Chemical and thermal analysis of PHA extracted from P. kondratievae. (A) Nile Red stained cells of P. kondratievae NCIMB13773 cells visualized with fluorescence microscopy. (B) FTIR spectrum of the extracted PHA sample as compared to that of commercial PHBV as a reference. Characteristic PHA peaks are indicated by their respective wavenumber. (C) GC–MS analysis of the extracted polymer. Top: GC chromatogram of the extracted PHA sample. The x‐axis represents the retention time and the y‐axis depicts a quantitative presentation of the number of molecules with the same retention time. The peak with a retention time of 6.200 min, indicated in purple letter type, is hypothesized to be PHB as this is the characteristic retention time. Bottom: MS spectrum of the main peak with retention time 6.2 min; x‐axis: relative mass of the charged cation compound (m/z); y‐axis: relative intensity of the occurrence of cations formed during fragmentation at the start of MS. At the top‐right corner, a 3‐(trimethylsilyl)‐methyl ester derived of a 3HB monomer is displayed. The most important peaks on the graph are indicated with a letter that correspond to a specific fragment of the 3‐(trimethylsilyl)‐methyl ester.

FIGURE 3

Temperature and time dependence of growth and PHB production in P. kondratievae and P. denitrificans. (A) FL/OD values, OD₆₀₀ values and growth rates were determined for flask cultures of P. kondratievae NCIMB13773 and P. denitrificans DSM413. (A) Fluorescence and OD₆₀₀ values were measured at time points 10 h (corresponding to exponential growth phase) and 24 h (corresponding to stationary growth phase). Growth rates were calculated for the growth curve segments representing exponential growth. (B) FL/OD and OD₆₀₀ values measured for P. denitrificans and P. kondratievae flask cultures during stationary growth phase at specified time points. Cultivation was performed at 42°C for P. kondratievae NCIMB13773 and at 30°C for P. denitrificans DSM413. Statistical significance was calculated using a paired t‐test (*p < 0.05; **p < 0.01; ***p < 0.001).

FIGURE 4

Effect of C/N ratio on PHB production by P. kondratievae NCIMB13773. Cultivation was performed in MSM with glycerol (A), sodium gluconate (B) or glucose (C) as a sole carbon source and cells were harvested after 24 h of growth.
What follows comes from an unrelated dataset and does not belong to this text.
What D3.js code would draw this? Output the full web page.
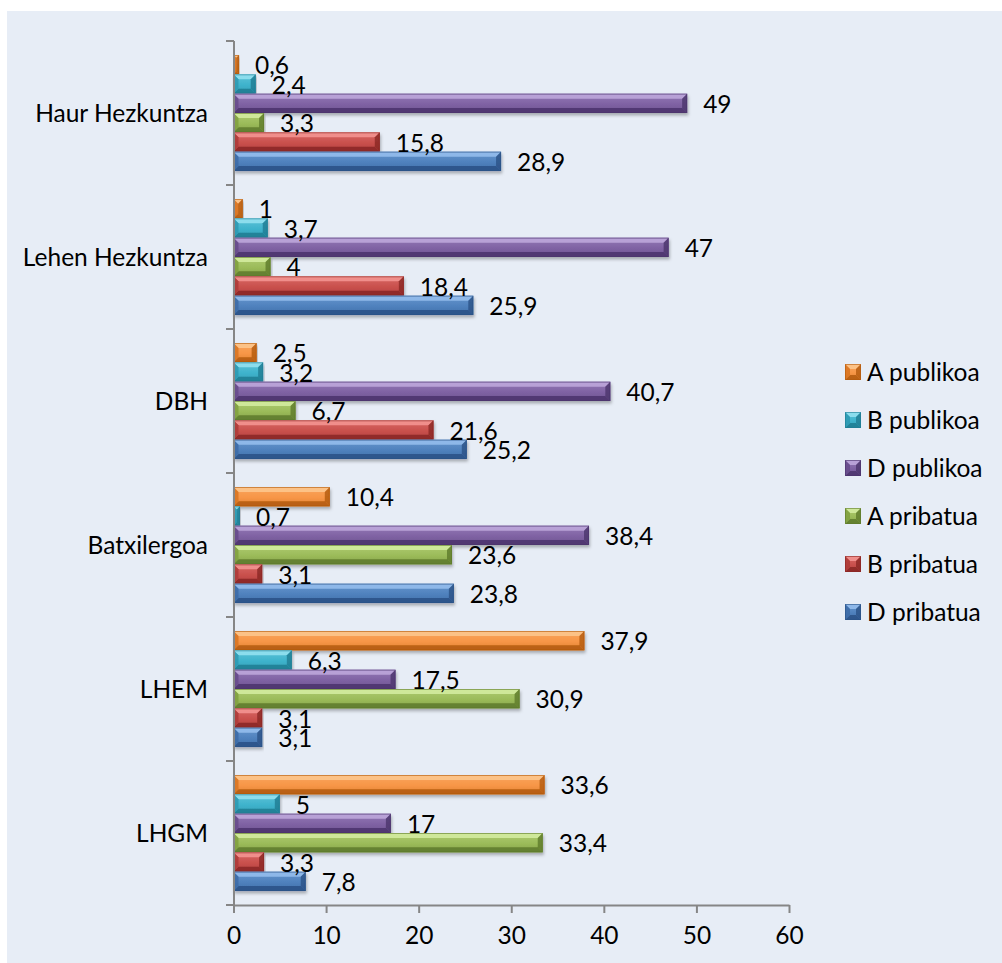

Corresponding data are presented in Table S1 and results of statistical tests in Supplementary Dataset S2.

FIGURE 5

Effect of NaCl concentration on growth and PHA accumulation. This experiment was performed for (A) P. kondratievae cultivated in TSB medium and (B) P. denitrificans cultivated in LB medium. Samples were analysed after 72 h. A statistical analysis could not be performed for these data because duplicate measurements were performed. (C) Bottom‐view picture taken of cultures of P. kondratievae cultivated on TSB medium (left) and TSB + 5% NaCl (5%), with indication of cell aggregates for the latter.